HBase is a column-based key-value store modeled on Google’s BigTable. It runs over HDFS (Hadoop File System).
HBase has high write-throughput and scales well horizontally.
HBase works well for flexible datamodels of sparse records i.e. much of the fields are empty/null.
It also supports features such as automatic failover, versioning and compression out of the box.
Altering columns is expensive as HBase has to create a new columns and copy over all the data.
Each column can be fine tuned to affect read and write performance and space consumption. You miss out on fine-grained tuning if you de-normalize everything to fewer column families.

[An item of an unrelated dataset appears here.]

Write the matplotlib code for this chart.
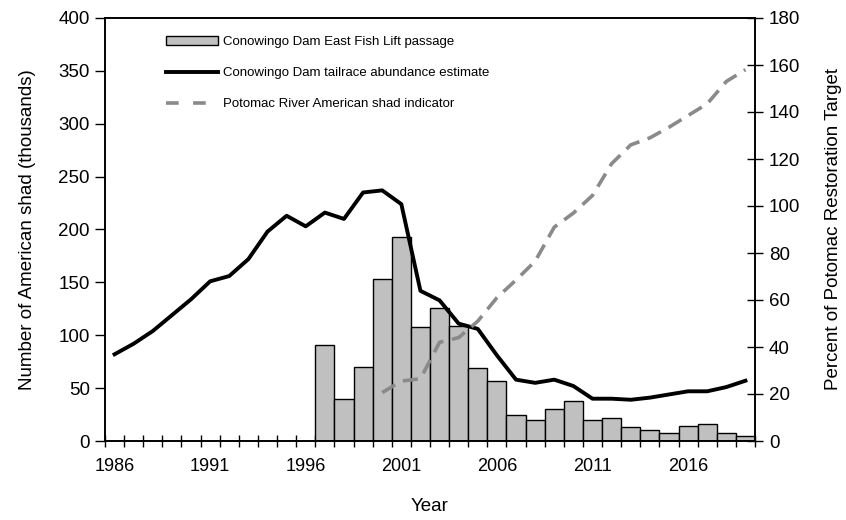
import numpy as np
import matplotlib
matplotlib.use('Agg')
import matplotlib.pyplot as plt
from matplotlib.patches import Patch
from matplotlib.lines import Line2D

plt.rcParams['font.family'] = ['Liberation Sans', 'DejaVu Sans']

# 数据（从图中读取，单位：千尾 / 百分比）
years = list(range(1986, 2020))
tailrace = [82, 92, 104, 119, 134, 151, 156, 172, 198, 213, 203, 216, 210, 235,
            237, 224, 142, 133, 111, 106, 81, 58, 55, 58, 52, 40, 40, 39, 41,
            44, 47, 47, 51, 57]
lift_years = list(range(1997, 2020))
lift_passage = [91, 40, 70, 153, 193, 108, 126, 109, 69, 57, 25, 20, 30, 38,
                20, 22, 13, 10, 8, 14, 16, 8, 5]
potomac_years = list(range(2000, 2020))
potomac_pct = [20.6, 25.5, 26.5, 42, 44, 51, 61, 68.5, 76.5, 91, 97, 104.5,
               118, 126, 129, 133.5, 138.5, 143.5, 153, 158]

label_bar = 'Conowingo Dam East Fish Lift passage'
label_tail = 'Conowingo Dam tailrace abundance estimate'
label_pot = 'Potomac River American shad indicator'

fig = plt.figure(figsize=(8.46, 5.2), dpi=100)
ax = fig.add_axes([105 / 846, 79 / 520, 650 / 846, 423 / 520])
ax2 = ax.twinx()

# 柱状图 + 实线（左轴）
ax.bar(lift_years, lift_passage, width=1.0, color='#c0c0c0',
       edgecolor='black', linewidth=1.0, zorder=2)
ax.plot(years, tailrace, color='black', linewidth=2.8, zorder=3)

# 虚线（右轴）
ax2.plot(potomac_years, potomac_pct, color='#8a8a8a', linewidth=2.6,
         dashes=(4.2, 2.4), zorder=3)

ax.set_xlim(1985.5, 2019.5)
ax.set_ylim(0, 400)
ax2.set_ylim(0, 180)
ax.set_yticks(range(0, 401, 50))
ax2.set_yticks(range(0, 181, 20))

ax.set_xticks(years[::5])
ax.set_xticks(np.arange(1985.5, 2020, 1), minor=True)
ax.tick_params(axis='x', which='major', length=0, pad=12, labelsize=13)
ax.tick_params(axis='x', which='minor', direction='inout', length=8, width=1)
ax.tick_params(axis='y', direction='out', length=7, width=1, labelsize=13.5, pad=4)
ax2.tick_params(axis='y', direction='inout', length=12, width=1, labelsize=13.5, pad=4)

for a in (ax, ax2):
    for s in a.spines.values():
        s.set_linewidth(1.2)

ax.set_xlabel('Year', fontsize=13.5, labelpad=17)
ax.set_ylabel('Number of American shad (thousands)', fontsize=13.5, labelpad=16)
ax2.set_ylabel('Percent of Potomac Restoration Target', fontsize=13.5, labelpad=18)

# 图例：柱与实线在左轴，虚线在右轴，手动合并
handles = [Patch(facecolor='#c0c0c0', edgecolor='black', linewidth=1.0),
           Line2D([], [], color='black', linewidth=2.8),
           Line2D([], [], color='#8a8a8a', linewidth=2.6, dashes=(3.5, 4.0))]
ax2.legend(handles, [label_bar, label_tail, label_pot], loc='upper left',
           bbox_to_anchor=(0.075, 0.985), frameon=False, fontsize=9.5,
           handlelength=4.0, handleheight=0.6, handletextpad=0.35,
           labelspacing=1.45)

fig.savefig('out.png', dpi=100)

Column families stored in different directories allow you to only read columns you are interested in. This is great for read-heavy workloads.
Operations are atomic at the row-level, so data across multiple columns families in a record is always consistent.
Rows are sorted by the row-key.
Regions are chunks of rows stores on a region server. Each region server typically stores multiple regions.
The architecture comprises of a Master server and multiple region servers. The master server makes use of Zoo Keeper to manage configuration and synchronization. Read/write requests from clients directly go to the region servers.

HBase uses Log Structured Merge Trees (LSTM) to store data.
Rows of data in HBase are split into shards called regions. Every region is stored on a region server. A region server may host one or more regions.
When data is written to HBase, it is first recorded in a WAL (Write-Ahead Log) called HLog. The data is then stored in an in-memory MemStore, which is flushed to disk when its size reaches a specific threshold. The file written to disk is an immutable index-organized data file called an HFile.
HBase performs compaction to reduce read overhead by merging several smaller files into fewer larges ones. During this process, two or more sorted HFiles are merge-sorted into a single file. This helps co-locate all data for a given key on disk, as well as eliminate deleted data.
Automatic rollover is supported, enabling all regions on a failed region server to migrate over to another region server. This is done by replaying all the content associated with a region onto a different region server. This makes failovers expensive.
HDFS supports HBase with replication, end-to-end checksums and auto-matic rebalancing.